Skip to content




Parent class: Optimizer

Derived classes: -

Adam (adaptive moment estimation) - optimization algorithm that combines the inertia principles of MomentumSGD and adaptive parameter updating of AdaGrad and its modifications.

To implement the algorithm, it is necessary to use the approach of an exponentially decaying moving average for the gradients of the target function and their squares:

\begin{equation} m_t = \beta_1{m_{t-1}} + (1 - \beta_1)g_t \end{equation}

\begin{equation} \upsilon_t = \beta_2{\upsilon_{t-1}} + (1 - \beta_2)g_t^2 \end{equation}


m_t - estimate of the first moment (average of gradients);
\upsilon_t - estimate of the second moment (average non-centered dispersion of gradients).

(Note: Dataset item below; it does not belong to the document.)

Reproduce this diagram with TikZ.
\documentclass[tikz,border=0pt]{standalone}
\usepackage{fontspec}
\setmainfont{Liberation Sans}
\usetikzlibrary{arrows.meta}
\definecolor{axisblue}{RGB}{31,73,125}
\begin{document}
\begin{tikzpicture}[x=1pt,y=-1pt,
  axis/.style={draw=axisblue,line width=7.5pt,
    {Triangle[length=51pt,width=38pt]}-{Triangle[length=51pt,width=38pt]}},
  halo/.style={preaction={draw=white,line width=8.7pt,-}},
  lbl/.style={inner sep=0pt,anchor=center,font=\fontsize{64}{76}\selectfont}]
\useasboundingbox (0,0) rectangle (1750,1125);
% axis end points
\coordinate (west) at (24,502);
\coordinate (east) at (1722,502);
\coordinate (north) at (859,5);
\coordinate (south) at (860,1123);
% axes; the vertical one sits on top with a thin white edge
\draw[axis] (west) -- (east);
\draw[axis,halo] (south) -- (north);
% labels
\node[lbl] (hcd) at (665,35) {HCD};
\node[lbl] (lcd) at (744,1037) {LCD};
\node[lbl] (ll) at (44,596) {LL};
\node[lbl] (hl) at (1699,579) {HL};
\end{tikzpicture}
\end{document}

However, in this definition there is the problem of the long accumulation of m_t and \upsilon_t at the beginning of the algorithm, especially when the decay rates \beta_1 and \beta_2 are close to 1.

In order to get rid of this problem and avoid introducing new hyperparameters, the estimates of the first and second moments are slightly modified:

\begin{equation} \hat{m_t} = \frac{m_t}{1 - \beta_1^t} \end{equation}

\begin{equation} \hat{\upsilon_t} = \frac{\upsilon_t}{1 - \beta_2^t} \end{equation}

Then the expression for parameter updating is:

\theta_{t + 1} = \theta_t - \frac {\eta}{\sqrt{\hat{\upsilon_t}} + \epsilon} \hat{m_t}

The authors of the algorithm recommend using the following parameter values: \beta_1=0.9, \beta_2=0.999, \epsilon=1e-8.

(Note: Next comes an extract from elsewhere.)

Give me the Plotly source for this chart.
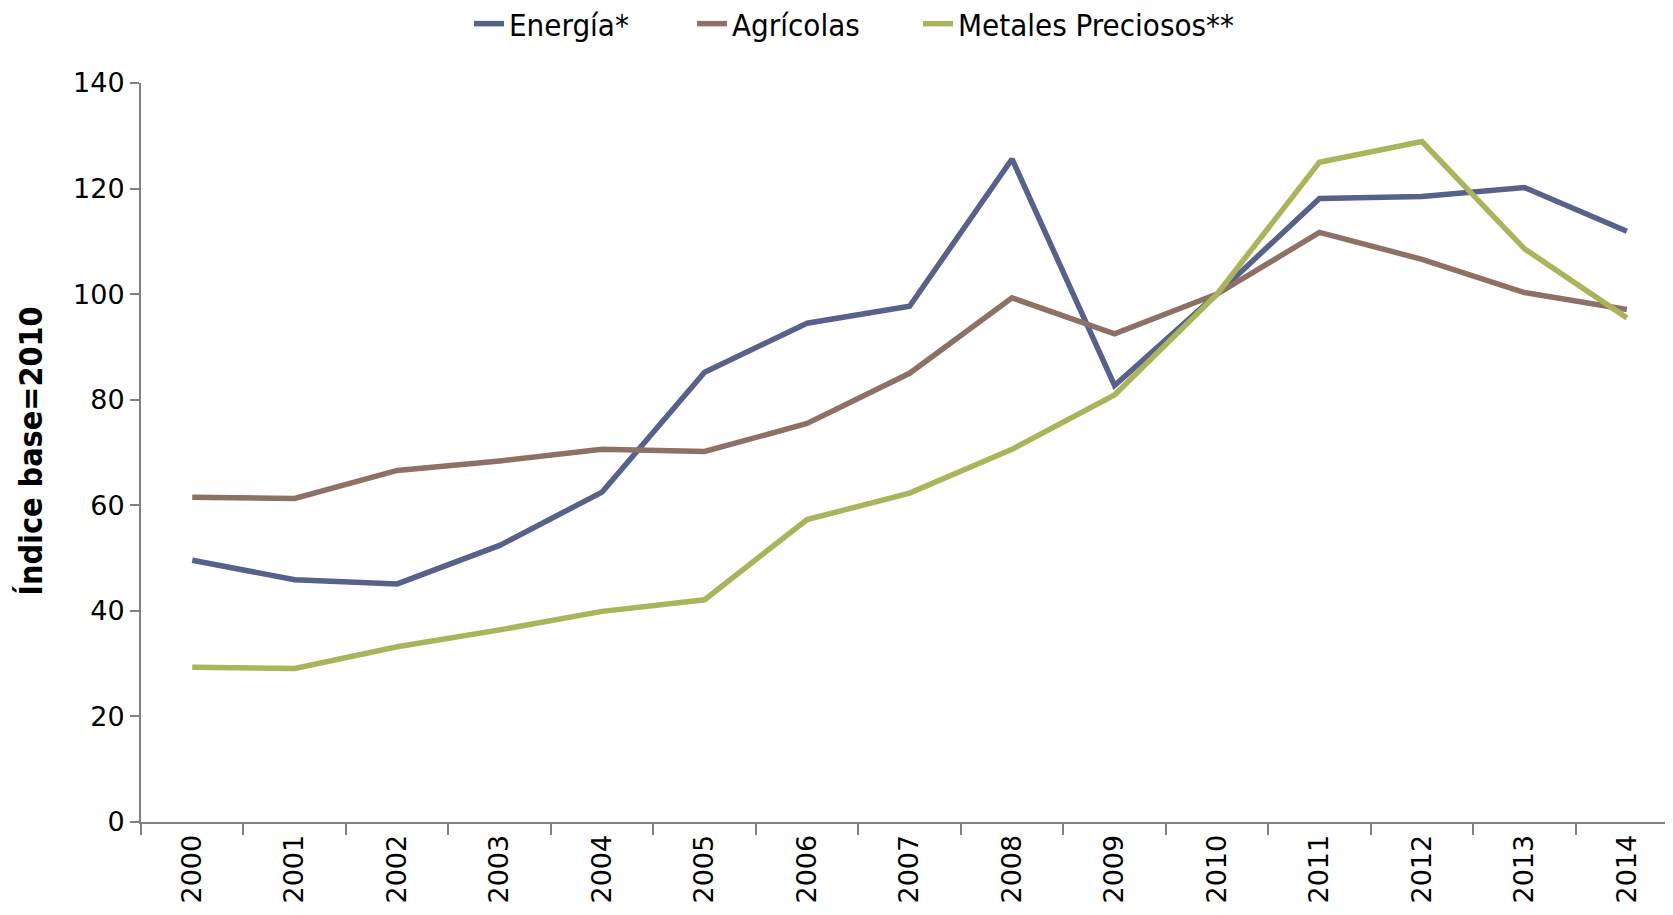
import plotly.graph_objects as go

years = ["2000", "2001", "2002", "2003", "2004", "2005", "2006", "2007",
         "2008", "2009", "2010", "2011", "2012", "2013", "2014"]
energia = [49.6, 45.9, 45.1, 52.4, 62.5, 85.2, 94.5, 97.7, 125.6, 82.7,
           100.0, 118.1, 118.5, 120.2, 111.9]
agricolas = [61.5, 61.3, 66.6, 68.4, 70.6, 70.2, 75.5, 85.0, 99.3, 92.5,
             100.0, 111.7, 106.6, 100.3, 97.1]
metales = [29.3, 29.1, 33.2, 36.4, 39.9, 42.1, 57.3, 62.3, 70.6, 80.9,
           100.0, 125.0, 128.9, 108.6, 95.5]
series_names = ["Energía*", "Agrícolas", "Metales Preciosos**"]
colors = ["#57618a", "#8e7166", "#a9b45b"]
y_ticks = [0, 20, 40, 60, 80, 100, 120, 140]
y_title = "Índice base=2010"

tick_font = dict(family="DejaVu Sans, Verdana, sans-serif", size=27, color="#000000")
cond = "DejaVu Sans Condensed, Liberation Sans Narrow, sans-serif"
axis_col = "#808080"

legend_ids = ["legend", "legend2", "legend3"]
legend_x = [461, 684, 910]  # left edges in pixels

fig = go.Figure()
for name, vals, col, lid in zip(series_names, [energia, agricolas, metales], colors, legend_ids):
    fig.add_trace(go.Scatter(x=years, y=vals, mode="lines", name=name, legend=lid,
                             line=dict(color=col, width=5.5)))

legend_layouts = {}
for lid, lx in zip(legend_ids, legend_x):
    legend_layouts[lid] = dict(orientation="h", xref="container", yref="container",
                               x=lx / 1673, xanchor="left", y=1 - 16 / 915, yanchor="middle",
                               font=dict(family=cond, size=31, color="#000000"),
                               bgcolor="rgba(0,0,0,0)")

fig.update_layout(
    width=1673, height=915,
    paper_bgcolor="white", plot_bgcolor="white",
    margin=dict(l=133, r=8, t=75, b=101),
    showlegend=True,
    xaxis=dict(type="category", range=[-0.5, 14.45], showgrid=False, zeroline=False,
               showline=True, linecolor=axis_col, linewidth=2,
               ticks="outside", ticklen=11, tickwidth=2, tickcolor=axis_col,
               tickson="boundaries", tickangle=-90, tickfont=tick_font,
               automargin=False),
    yaxis=dict(range=[0, 140], tickvals=y_ticks, showgrid=False, zeroline=False,
               showline=True, linecolor=axis_col, linewidth=2,
               ticks="outside", ticklen=9, tickwidth=2, tickcolor=axis_col,
               tickfont=tick_font, automargin=False),
    annotations=[dict(text="<b>" + y_title + "</b>", textangle=-90, xref="paper", yref="paper",
                      x=-0.072, y=0.502, xanchor="center", yanchor="middle", showarrow=False,
                      font=dict(family=cond, size=32, color="#000000"))],
    **legend_layouts,
)

fig.write_html("out.html")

def __init__(self, alpha=1e-3, beta1=0.9, beta2=0.999, epsilon=1e-8, nodeinfo=None):


Parameter Allowed types Description Default
alpha float Step size 1e-3
beta1 float Exponential decay rate of the 1st momentum 0.9
beta2 float Exponential decay rate of the 2nd momentum 0.999
epsilon float Smoothing parameter 1e-6
nodeinfo NodeInfo Object containing information about the computational node None




Necessary imports:

import numpy as np
from PuzzleLib.Optimizers import Adam
from PuzzleLib.Backend import gpuarray


gpuarray is required to properly place the tensor in the GPU.

Let us set up a synthetic training dataset:

data = gpuarray.to_gpu(np.random.randn(16, 128).astype(np.float32))
target = gpuarray.to_gpu(np.random.randn(16, 1).astype(np.float32))

Declaring the optimizer:

optimizer = Adam()

Suppose there is already some net network defined, for example, through Graph, then in order to install the optimizer on the network, we need the following:

optimizer.setupOn(net, useGlobalState=True)


You can read more about optimizer methods and their parameters in the description of the Optimizer parent class

Moreover, let there be some loss error function, inherited from Cost, calculating its gradient as well. Then we get the implementation of the optimization process:

for i in range(100):
... predictions = net(data)
... error, grad = loss(predictions, target)

... optimizer.zeroGradParams()
... net.backward(grad)
... optimizer.update()

... if (i + 1) % 5 == 0:
...   print("Iteration #%d error: %s" % (i + 1, error))